Assume that text-only (.txt) versions of English web pages are
in files in a directory called
sample-data/web/en and text-only versions of German pages are in
sample-data/web/de
(
download sample data).
Now run this command:
bin/mallet import-dir --input sample-data/web/* --output web.mallet
MALLET will use the directory names as labels and the filenames as instance names.
One file, one instance per line: Assume the data is in the following format:
[URL] [language] [text of the page...]
After
downloading and building MALLET, change to the
MALLET directory and run the following command:
bin/mallet import-file --input /data/web/data.txt --output web.mallet
In this case, the first token of each line (whitespace delimited, with optional
comma) becomes the instance name, the second token becomes the label, and all
additional text on the line is interpreted as a sequence of word tokens. Note that
the data in this case will be a vector of feature/value pairs, such that a feature
consists of a distinct word type and the value is the number of times that word occurs
in the text.
There are many additional options to the import-dir and import-file
commands. Add the --help option to either of these commands to get a full list.

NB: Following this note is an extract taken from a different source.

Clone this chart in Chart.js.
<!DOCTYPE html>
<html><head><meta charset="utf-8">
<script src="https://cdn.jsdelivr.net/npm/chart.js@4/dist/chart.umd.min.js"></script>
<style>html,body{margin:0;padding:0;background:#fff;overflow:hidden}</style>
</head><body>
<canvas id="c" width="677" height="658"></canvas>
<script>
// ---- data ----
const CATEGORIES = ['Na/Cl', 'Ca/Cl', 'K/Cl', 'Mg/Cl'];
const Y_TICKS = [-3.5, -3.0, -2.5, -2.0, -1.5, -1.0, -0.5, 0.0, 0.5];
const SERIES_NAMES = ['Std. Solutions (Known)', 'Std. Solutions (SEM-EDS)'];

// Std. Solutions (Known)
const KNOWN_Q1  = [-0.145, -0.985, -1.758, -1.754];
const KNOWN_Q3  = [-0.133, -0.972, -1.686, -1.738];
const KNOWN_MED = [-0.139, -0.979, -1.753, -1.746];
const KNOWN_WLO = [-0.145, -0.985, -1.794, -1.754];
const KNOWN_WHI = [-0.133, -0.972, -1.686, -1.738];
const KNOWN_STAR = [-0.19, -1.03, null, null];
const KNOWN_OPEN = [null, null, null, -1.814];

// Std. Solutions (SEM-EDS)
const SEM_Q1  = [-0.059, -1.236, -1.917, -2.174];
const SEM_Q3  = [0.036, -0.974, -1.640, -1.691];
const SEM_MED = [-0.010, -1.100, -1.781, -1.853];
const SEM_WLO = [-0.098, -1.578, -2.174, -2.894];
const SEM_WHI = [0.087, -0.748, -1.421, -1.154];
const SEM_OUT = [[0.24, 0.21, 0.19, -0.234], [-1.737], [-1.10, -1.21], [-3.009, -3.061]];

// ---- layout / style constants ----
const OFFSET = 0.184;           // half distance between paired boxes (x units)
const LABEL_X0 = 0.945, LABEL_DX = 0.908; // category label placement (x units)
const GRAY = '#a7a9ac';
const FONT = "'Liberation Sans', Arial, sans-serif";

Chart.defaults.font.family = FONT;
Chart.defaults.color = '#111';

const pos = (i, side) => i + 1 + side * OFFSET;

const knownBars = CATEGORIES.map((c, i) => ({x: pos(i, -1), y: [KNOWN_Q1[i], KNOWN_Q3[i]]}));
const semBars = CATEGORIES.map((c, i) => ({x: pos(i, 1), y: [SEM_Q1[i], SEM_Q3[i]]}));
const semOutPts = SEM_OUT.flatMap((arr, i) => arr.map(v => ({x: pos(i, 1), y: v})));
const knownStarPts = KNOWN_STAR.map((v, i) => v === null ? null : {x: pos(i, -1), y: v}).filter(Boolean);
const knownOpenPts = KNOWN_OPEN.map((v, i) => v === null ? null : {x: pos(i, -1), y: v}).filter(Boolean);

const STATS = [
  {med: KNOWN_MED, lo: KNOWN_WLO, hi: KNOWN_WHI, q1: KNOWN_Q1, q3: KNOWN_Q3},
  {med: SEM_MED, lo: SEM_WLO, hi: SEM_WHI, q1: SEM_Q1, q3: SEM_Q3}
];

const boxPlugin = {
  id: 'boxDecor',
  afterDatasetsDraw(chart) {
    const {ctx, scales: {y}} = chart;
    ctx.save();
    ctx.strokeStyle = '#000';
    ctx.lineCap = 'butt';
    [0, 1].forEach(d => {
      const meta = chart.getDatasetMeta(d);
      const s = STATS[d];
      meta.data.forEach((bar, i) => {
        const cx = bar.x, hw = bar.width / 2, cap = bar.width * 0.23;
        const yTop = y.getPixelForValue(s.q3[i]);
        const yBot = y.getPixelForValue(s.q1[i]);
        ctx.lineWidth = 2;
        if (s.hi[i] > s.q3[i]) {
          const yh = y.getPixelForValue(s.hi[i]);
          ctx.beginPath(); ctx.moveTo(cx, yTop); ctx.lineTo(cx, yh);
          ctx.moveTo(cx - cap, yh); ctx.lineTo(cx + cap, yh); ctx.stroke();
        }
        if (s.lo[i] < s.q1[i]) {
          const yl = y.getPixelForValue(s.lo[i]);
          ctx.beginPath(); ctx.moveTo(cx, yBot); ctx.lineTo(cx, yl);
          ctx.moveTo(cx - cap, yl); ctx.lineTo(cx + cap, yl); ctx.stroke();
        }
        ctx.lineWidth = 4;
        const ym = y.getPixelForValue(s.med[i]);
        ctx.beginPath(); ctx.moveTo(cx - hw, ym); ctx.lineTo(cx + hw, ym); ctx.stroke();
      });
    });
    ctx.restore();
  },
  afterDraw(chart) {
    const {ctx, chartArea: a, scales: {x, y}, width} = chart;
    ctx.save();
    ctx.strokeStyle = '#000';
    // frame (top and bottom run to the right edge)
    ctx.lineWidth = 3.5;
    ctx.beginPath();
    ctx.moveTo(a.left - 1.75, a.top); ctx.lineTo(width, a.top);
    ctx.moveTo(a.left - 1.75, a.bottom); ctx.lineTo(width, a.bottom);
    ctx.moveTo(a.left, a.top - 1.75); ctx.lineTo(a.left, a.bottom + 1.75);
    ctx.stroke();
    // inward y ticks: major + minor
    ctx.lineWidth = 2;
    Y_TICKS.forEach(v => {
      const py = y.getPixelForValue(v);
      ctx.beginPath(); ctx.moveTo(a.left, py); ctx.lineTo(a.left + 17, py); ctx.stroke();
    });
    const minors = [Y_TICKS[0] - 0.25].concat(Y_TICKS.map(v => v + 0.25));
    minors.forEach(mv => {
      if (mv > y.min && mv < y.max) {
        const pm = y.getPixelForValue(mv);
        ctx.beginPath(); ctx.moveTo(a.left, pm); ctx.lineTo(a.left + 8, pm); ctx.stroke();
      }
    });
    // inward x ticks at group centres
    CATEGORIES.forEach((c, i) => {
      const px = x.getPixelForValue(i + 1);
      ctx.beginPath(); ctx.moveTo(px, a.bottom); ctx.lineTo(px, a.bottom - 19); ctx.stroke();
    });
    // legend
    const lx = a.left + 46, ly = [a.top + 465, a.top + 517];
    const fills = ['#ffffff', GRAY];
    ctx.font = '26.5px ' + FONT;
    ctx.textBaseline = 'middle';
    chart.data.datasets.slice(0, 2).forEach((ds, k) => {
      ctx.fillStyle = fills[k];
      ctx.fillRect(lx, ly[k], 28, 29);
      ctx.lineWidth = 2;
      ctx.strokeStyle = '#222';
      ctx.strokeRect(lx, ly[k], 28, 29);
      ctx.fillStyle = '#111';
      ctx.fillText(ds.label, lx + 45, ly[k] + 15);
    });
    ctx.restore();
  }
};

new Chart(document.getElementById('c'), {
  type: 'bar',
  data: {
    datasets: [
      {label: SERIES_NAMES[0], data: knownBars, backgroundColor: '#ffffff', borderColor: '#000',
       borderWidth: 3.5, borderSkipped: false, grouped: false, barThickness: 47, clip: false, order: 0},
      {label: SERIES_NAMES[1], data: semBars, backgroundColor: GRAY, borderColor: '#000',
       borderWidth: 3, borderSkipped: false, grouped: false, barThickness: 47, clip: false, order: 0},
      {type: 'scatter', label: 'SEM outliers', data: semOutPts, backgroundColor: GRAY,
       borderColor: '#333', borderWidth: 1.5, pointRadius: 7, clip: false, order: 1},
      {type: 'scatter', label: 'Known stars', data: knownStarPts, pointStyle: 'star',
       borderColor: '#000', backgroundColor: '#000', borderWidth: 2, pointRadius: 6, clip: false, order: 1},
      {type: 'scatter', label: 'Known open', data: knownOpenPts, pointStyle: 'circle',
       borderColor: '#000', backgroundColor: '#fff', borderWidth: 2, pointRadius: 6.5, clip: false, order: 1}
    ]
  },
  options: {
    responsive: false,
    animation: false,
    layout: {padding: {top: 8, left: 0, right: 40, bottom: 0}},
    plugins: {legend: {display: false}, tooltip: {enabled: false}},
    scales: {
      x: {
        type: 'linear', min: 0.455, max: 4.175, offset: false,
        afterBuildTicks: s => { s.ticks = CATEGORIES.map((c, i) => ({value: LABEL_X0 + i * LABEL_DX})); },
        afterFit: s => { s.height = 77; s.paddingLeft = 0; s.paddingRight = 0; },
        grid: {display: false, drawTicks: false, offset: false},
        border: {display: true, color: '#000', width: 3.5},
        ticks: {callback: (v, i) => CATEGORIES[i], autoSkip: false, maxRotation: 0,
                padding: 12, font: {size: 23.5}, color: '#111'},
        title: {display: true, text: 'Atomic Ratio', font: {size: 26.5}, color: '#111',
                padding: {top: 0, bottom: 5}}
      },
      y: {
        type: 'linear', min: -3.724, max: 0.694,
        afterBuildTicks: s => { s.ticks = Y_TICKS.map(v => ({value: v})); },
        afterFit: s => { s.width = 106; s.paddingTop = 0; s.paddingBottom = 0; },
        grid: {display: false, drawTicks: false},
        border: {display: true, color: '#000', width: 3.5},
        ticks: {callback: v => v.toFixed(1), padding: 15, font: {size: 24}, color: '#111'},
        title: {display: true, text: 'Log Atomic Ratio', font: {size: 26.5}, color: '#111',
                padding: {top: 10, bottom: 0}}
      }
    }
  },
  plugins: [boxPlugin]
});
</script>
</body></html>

Some commonly used options to either command are:
--keep-sequence. This option preserves the document as a sequence of word
features, rather than a vector of word feature counts. Use this option for sequence
labeling tasks. The MALLET topic modeling toolkit also requires feature sequences rather
than feature vectors.
--preserve-case. MALLET by default converts all word features to lowercase.
--remove-stopwords. This option tells MALLET to ignore a standard list
of very common English adverbs, conjunctions, pronouns and prepositions.